Advertising agency, the Limners and Bards (The Lab), for the six months ended April 30 grew net profit by 51.75 per cent over 2019.

Profit increased by $29.5 million to $86.6 million compared to the similar period last year.

However, there was no taxation for April 2020 for the Junior Market listed company.

Using the net profit before taxation for April 2019 the increase would by $14.5 million or 20.11 per cent.

The first advertising company to list on the Jamaica Stock Exchange (JSE) in July 2019, the LAB is principally owned by CEO Kimala Bennett at 77 per cent.
The company, which was started in 2009 as The Production Lab, was renamed The Limners and Bards Limited in 2014.  The LAB raised $179 million in its 2019 IPO.
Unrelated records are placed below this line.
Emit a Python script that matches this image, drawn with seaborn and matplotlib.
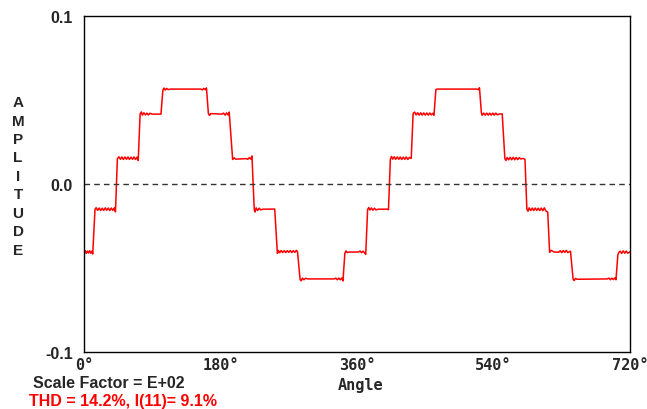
import pandas as pd
import seaborn as sns
import matplotlib.pyplot as plt

# stepped current waveform (angle in degrees, amplitude)
first_cycle = [
    (0, -0.0410), (1.5, -0.0397), (3, -0.0413), (4.5, -0.0399), (6, -0.0411), (7.5, -0.0397),
    (9, -0.0412), (10.5, -0.0399), (11.5, -0.0417),
    (14.5, -0.0152), (16, -0.0141), (18, -0.0157), (20, -0.0143), (22, -0.0158), (24, -0.0144),
    (26, -0.0157), (28, -0.0142), (30, -0.0156), (32, -0.0143), (34, -0.0158), (36, -0.0143),
    (38, -0.0157), (40, -0.0142), (41.5, -0.0166),
    (44, 0.0150), (46, 0.0162), (48, 0.0147), (50, 0.0161), (52, 0.0146), (54, 0.0161),
    (56, 0.0147), (58, 0.0161), (60, 0.0146), (62, 0.0160), (64, 0.0147), (66, 0.0161),
    (68, 0.0146), (70, 0.0160), (71.5, 0.0140),
    (74, 0.0417), (75.5, 0.0429), (77, 0.0410), (79, 0.0424), (81, 0.0411), (83, 0.0422),
    (85, 0.0411), (87, 0.0421), (90, 0.0416), (101.5, 0.0416),
    (104, 0.0558), (105.5, 0.0571), (107, 0.0559), (109, 0.0569), (111, 0.0562), (114, 0.0565),
    (154, 0.0565), (156, 0.0560), (158, 0.0569), (160, 0.0561), (161.5, 0.0572),
    (164, 0.0420), (165.5, 0.0408), (167, 0.0419), (182, 0.0416), (184, 0.0422), (186, 0.0410),
    (188, 0.0423), (190, 0.0411), (191.5, 0.0428),
    (196, 0.0146), (198, 0.0156), (200, 0.0148), (214, 0.0151), (216, 0.0147), (218, 0.0157),
    (220, 0.0148), (221.5, 0.0167),
    (224.5, -0.0152), (225.5, -0.0167), (227, -0.0142), (229, -0.0158), (231, -0.0144),
    (233, -0.0154), (236, -0.0150), (251.5, -0.0149),
    (255, -0.0413), (256.5, -0.0396), (258, -0.0409), (260, -0.0396), (262, -0.0408),
    (264, -0.0397), (266, -0.0408), (268, -0.0397), (270, -0.0407), (272, -0.0396),
    (274, -0.0408), (276, -0.0397), (278, -0.0407), (280, -0.0395), (281.5, -0.0402),
    (285, -0.0570), (286.5, -0.0576), (288, -0.0560), (290, -0.0570), (292, -0.0561),
    (295, -0.0565), (330, -0.0565), (332, -0.0560), (334, -0.0570), (336, -0.0560),
    (338, -0.0570), (340, -0.0559), (341.5, -0.0577),
    (344, -0.0412), (345.5, -0.0398), (347, -0.0408), (350, -0.0405), (360, -0.0405),
]

second_cycle = [
    (362, -0.0405), (364, -0.0399), (366, -0.0409), (368, -0.0400), (370, -0.0410), (371.5, -0.0419),
    (374, -0.0152), (375.5, -0.0140), (377, -0.0155), (379, -0.0143), (381, -0.0156),
    (383, -0.0144), (385, -0.0154), (388, -0.0150), (400, -0.0150), (401.5, -0.0153),
    (404, 0.0148), (405.5, 0.0164), (407, 0.0148), (409, 0.0162), (411, 0.0147), (413, 0.0161),
    (415, 0.0147), (417, 0.0161), (419, 0.0146), (421, 0.0160), (423, 0.0147), (425, 0.0161),
    (427, 0.0146), (429, 0.0158), (431.5, 0.0152),
    (434, 0.0420), (436, 0.0428), (438, 0.0411), (440, 0.0424), (442, 0.0410), (444, 0.0424),
    (446, 0.0410), (448, 0.0423), (450, 0.0410), (452, 0.0423), (454, 0.0410), (456, 0.0423),
    (458, 0.0411), (460, 0.0421), (461.5, 0.0409),
    (464, 0.0562), (466, 0.0565), (518, 0.0565), (520, 0.0561), (521.5, 0.0573),
    (524, 0.0425), (525, 0.0409), (527, 0.0422), (529, 0.0410), (531, 0.0422), (533, 0.0410),
    (535, 0.0422), (537, 0.0410), (539, 0.0422), (541, 0.0410), (543, 0.0422), (545, 0.0412),
    (548, 0.0417), (551.5, 0.0417),
    (555, 0.0150), (556.5, 0.0140), (558, 0.0158), (560, 0.0144), (562, 0.0159), (564, 0.0144),
    (566, 0.0159), (568, 0.0144), (570, 0.0158), (572, 0.0145), (574, 0.0157), (576, 0.0149),
    (579, 0.0152), (581.5, 0.0147),
    (584, -0.0150), (585.5, -0.0162), (587, -0.0142), (589, -0.0158), (591, -0.0143),
    (593, -0.0158), (595, -0.0143), (597, -0.0157), (599, -0.0144), (601, -0.0158),
    (603, -0.0143), (605, -0.0159), (607, -0.0142), (609, -0.0160), (611.5, -0.0167),
    (614, -0.0407), (616, -0.0395), (620, -0.0405), (626, -0.0406), (628, -0.0397),
    (630, -0.0409), (632, -0.0396), (634, -0.0407), (636, -0.0395), (638, -0.0408), (641.5, -0.0400),
    (645, -0.0567), (646.5, -0.0575), (648, -0.0562), (650, -0.0567), (690, -0.0565),
    (692, -0.0560), (694, -0.0570), (696, -0.0560), (698, -0.0569), (700, -0.0559), (701.5, -0.0570),
    (704, -0.0420), (705.5, -0.0406), (707, -0.0400), (709, -0.0413), (711, -0.0398),
    (713, -0.0412), (715, -0.0399), (717, -0.0412), (720, -0.0404),
]

x_ticks = [0, 180, 360, 540, 720]
x_tick_labels = ["0°", "180°", "360°", "540°", "720°"]
y_ticks = [-0.1, 0.0, 0.1]
y_tick_labels = ["-0.1", "0.0", "0.1"]

df = pd.DataFrame(first_cycle + second_cycle, columns=["angle", "amplitude"])

sns.set_style("white")
plt.rcParams["font.family"] = ["Liberation Sans", "DejaVu Sans"]

W, H = 647, 410
fig = plt.figure(figsize=(W / 100, H / 100), dpi=100)
ax = fig.add_axes([84 / W, 57 / H, 546 / W, 336 / H])

sns.lineplot(data=df, x="angle", y="amplitude", ax=ax, color="#ff0000",
             linewidth=1.1, estimator=None, sort=False)
ax.axhline(0, color="#333333", linestyle=(0, (4, 3)), linewidth=1.0)

ax.set_xlim(0, 720)
ax.set_ylim(-0.1, 0.1)
ax.set_xticks(x_ticks)
ax.set_xticklabels(x_tick_labels, fontfamily="DejaVu Sans Mono", fontweight="bold", fontsize=11)
ax.set_yticks(y_ticks)
ax.set_yticklabels(y_tick_labels, fontweight="bold", fontsize=11.5)
ax.tick_params(axis="x", direction="inout", length=5, width=1, color="black", pad=1)
ax.tick_params(axis="y", length=0, pad=8)
ax.set_xlabel("")
ax.set_ylabel("")
for s in ax.spines.values():
    s.set_color("black")
    s.set_linewidth(1.0)

# stacked vertical axis title
for i, ch in enumerate("AMPLITUDE"):
    fig.text(18 / W, 1 - (103 + i * 18.5) / H, ch, ha="center", va="center",
             fontweight="bold", fontsize=11)

fig.text(361 / W, 1 - 386 / H, "Angle", ha="center", va="center",
         fontfamily="DejaVu Sans Mono", fontweight="bold", fontsize=11)
fig.text(33 / W, 1 - 384 / H, "Scale Factor = E+02", ha="left", va="center",
         fontweight="bold", fontsize=11.5)
fig.text(29 / W, 1 - 402 / H, "THD = 14.2%, I(11)= 9.1%", ha="left", va="center",
         fontweight="bold", fontsize=11.5, color="#ff0000")

fig.savefig("out.png", dpi=100)
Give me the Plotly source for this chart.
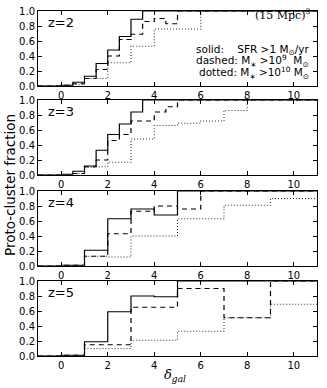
import plotly.graph_objects as go
from plotly.subplots import make_subplots

# ---------------- data ----------------
redshift_labels = ["z=2", "z=3", "z=4", "z=5"]

# bin edges (left edges; last interval runs to the right end of the axis)
edges_fine = [-1, 0, 0.5, 1, 1.5, 2, 2.5, 3, 3.5, 4, 4.5, 5, 6, 7, 8]
edges_coarse = [-1, 0, 1, 2, 3, 4, 5, 6, 7, 8, 9]
x_end = 11

z2_solid = [0, 0.01, 0.05, 0.13, 0.30, 0.48, 0.66, 0.89, 1, 1, 1, 1, 1, 1, 1]
z2_dashed = [0, 0.01, 0.03, 0.10, 0.22, 0.40, 0.62, 0.69, 0.86, 0.90, 0.83, 1, 1, 1, 1]
z2_dotted = [0, 0.01, 0.02, 0.10, 0.10, 0.31, 0.31, 0.53, 0.53, 0.76, 0.76, 0.76, 1, 1, 1]

z3_solid = [0, 0.01, 0.05, 0.12, 0.33, 0.54, 0.68, 0.84, 1, 1, 1, 1, 1, 1, 1]
z3_dashed = [0, 0.00, 0.02, 0.11, 0.20, 0.46, 0.54, 0.72, 0.72, 0.84, 0.91, 1, 1, 1, 1]
z3_dotted = [0, 0.00, 0.02, 0.10, 0.11, 0.17, 0.17, 0.48, 0.48, 0.66, 0.66, 0.69, 0.72, 0.86, 1]

z4_solid = [0, 0.01, 0.21, 0.63, 0.76, 0.68, 1, 1, 1, 1, 1]
z4_dashed = [0, 0.01, 0.13, 0.43, 0.73, 0.80, 0.76, 1, 1, 1, 1]
z4_dotted = [0, 0.00, 0.13, 0.12, 0.40, 0.40, 0.63, 0.63, 0.81, 0.81, 0.90]

z5_solid = [0, 0.01, 0.19, 0.59, 0.80, 0.79, 1, 1, 1, 1, 1]
z5_dashed = [0, 0.01, 0.15, 0.15, 0.65, 0.65, 0.90, 0.90, 0.51, 0.51, 1]
z5_dotted = [0, 0.00, 0.10, 0.10, 0.21, 0.21, 0.33, 0.33, 0.51, 0.51, 0.69]

panels = [
    (edges_fine, z2_solid, z2_dashed, z2_dotted),
    (edges_fine, z3_solid, z3_dashed, z3_dotted),
    (edges_coarse, z4_solid, z4_dashed, z4_dotted),
    (edges_coarse, z5_solid, z5_dashed, z5_dotted),
]

x_ticks = [0, 2, 4, 6, 8, 10]
y_ticks = [0.0, 0.2, 0.4, 0.6, 0.8, 1.0]

# ---------------- figure ----------------
W, H = 327, 388
ml, mr, mt, mb = 38, 10, 11, 32
fig = make_subplots(rows=4, cols=1)

# panel pixel extents (top, bottom) in figure pixels
panel_px = [(11, 86), (100, 175), (191, 266), (281, 356)]
plot_h = H - mt - mb

styles = [
    dict(color="black", width=1.2, dash="solid"),
    dict(color="black", width=1.2, dash="5px,4px"),
    dict(color="#333333", width=1.1, dash="1px,2px"),
]

for i, (edges, s, d, o) in enumerate(panels):
    r = i + 1
    xs = list(edges) + [x_end]
    for vals, st in zip((s, d, o), styles):
        fig.add_trace(go.Scatter(x=xs, y=list(vals) + [vals[-1]], mode="lines",
                                 line=dict(shape="hv", **st), showlegend=False,
                                 hoverinfo="skip"), row=r, col=1)
    top, bot = panel_px[i]
    dom = [(H - mb - bot) / plot_h, (H - mb - top) / plot_h]
    axn = "" if r == 1 else str(r)
    fig.layout["yaxis" + axn].update(domain=dom)
    fig.add_annotation(text=redshift_labels[i], xref=f"x{axn} domain", yref=f"y{axn} domain",
                       x=0.083, y=0.85, xanchor="center", yanchor="middle",
                       showarrow=False, font=dict(size=13, color="black"))

axis_common = dict(showline=True, linecolor="black", linewidth=1, mirror="allticks",
                   ticks="inside", ticklen=4, tickwidth=1, tickcolor="black",
                   showgrid=False, zeroline=False, automargin=False,
                   tickfont=dict(size=10, color="black", family="DejaVu Sans"))
fig.update_xaxes(range=[-1, 11], tickvals=x_ticks, domain=[0, 1], **axis_common)
fig.update_yaxes(range=[0, 1], tickvals=y_ticks, tickformat=".1f", **axis_common)

nb = "\u00a0"
fig.add_annotation(text="(15 Mpc)<sup>3</sup>", xref="x domain", yref="y domain",
                   x=0.985, y=0.96, xanchor="right", yanchor="middle", showarrow=False,
                   font=dict(size=11, color="black", family="DejaVu Serif"))
legend_lines = [
    f"solid:{nb}{nb}{nb} SFR{nb}>1{nb}M<sub>⊙</sub>/yr",
    f"dashed:{nb}M<sub>∗</sub>{nb}>10<sup>9</sup>{nb}{nb}M<sub>⊙</sub>",
    f"dotted:{nb}M<sub>∗</sub>{nb}>10<sup>10</sup>{nb}M<sub>⊙</sub>",
]
for j, txt in enumerate(legend_lines):
    fig.add_annotation(text=txt, xref="x domain", yref="y domain",
                       x=0.98, y=(86 - (50 + 11.5 * j)) / 75, xanchor="right", yanchor="middle",
                       showarrow=False, font=dict(size=10.5, color="black"))

fig.add_annotation(text="Proto-cluster fraction", xref="paper", yref="paper",
                   x=(10 - ml) / (W - ml - mr), y=(H - mb - 185) / plot_h,
                   xanchor="center", yanchor="middle", textangle=-90, showarrow=False,
                   font=dict(size=13.5, color="black"))
fig.add_annotation(text="<i>δ</i><sub><i>gal</i></sub>", xref="paper", yref="paper",
                   x=(175 - ml) / (W - ml - mr), y=(H - mb - 375) / plot_h,
                   xanchor="center", yanchor="middle", showarrow=False,
                   font=dict(size=13, color="black", family="DejaVu Serif"))

fig.update_layout(width=W, height=H, margin=dict(l=ml, r=mr, t=mt, b=mb, autoexpand=False),
                  paper_bgcolor="white", plot_bgcolor="white",
                  font=dict(family="DejaVu Sans", color="black"))

fig.write_html("out.html", config={"displayModeBar": False},
               post_script="document.body.style.margin='0';")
CEO Bennett said in remarks attached to the six month financials that while COVID-19 pandemic spreads, the company remains committed to the welfare of staff ,  their families and clients “in traversing the crisis by bridging the gap between consumers and brands.”The LAB creates advertising campaigns for companies including Digicel, GraceKennedy, National Commercial Bank, Jamaica Public Service, Wendy’s, Domino’s and others.

Its three main business lines are agency, media and production services.  The agency offers brand strategy development, copyrighting, and concept development.

For the six months ended April 30, revenue was $471.4 million, up 40.94 per cent  compared to $334.5 million for the corresponding period last year.
Bennett said revenue growth was driven by growth in media (up $99.3 million or 72.5 per cent) and agency (up $46.7 million or 78 per cent).
Over the period, however, there was reduction in production (down $9.1 million or 7 per cent).

Gross profit margin of 35.1 per cent was also down by 37.3 per cent over that recorded in the previous period.
Bennett said this was mainly attributable to an increase in direct costs associated with agency (up 348 per cent) and media (up 70 per cent).
Administration expenses increased by $27.99 million, or 55.4 per cent in comparison to the previous six – month period.

Bennett indicated these increases were due to staff costs (itself due to increase work volume). Administrative expenses as a percentage of revenue remained relatively flat at 16.66 per cent compared to 15.11 per cent in the previous period.

The company’s balance sheet showed a $283.3 million, or 89.8 per cent increase in total assets over the corresponding period last year.

The CEO said that the company has employed various cost containment policies in an effort to navigate financial challenges incurred by the pandemic.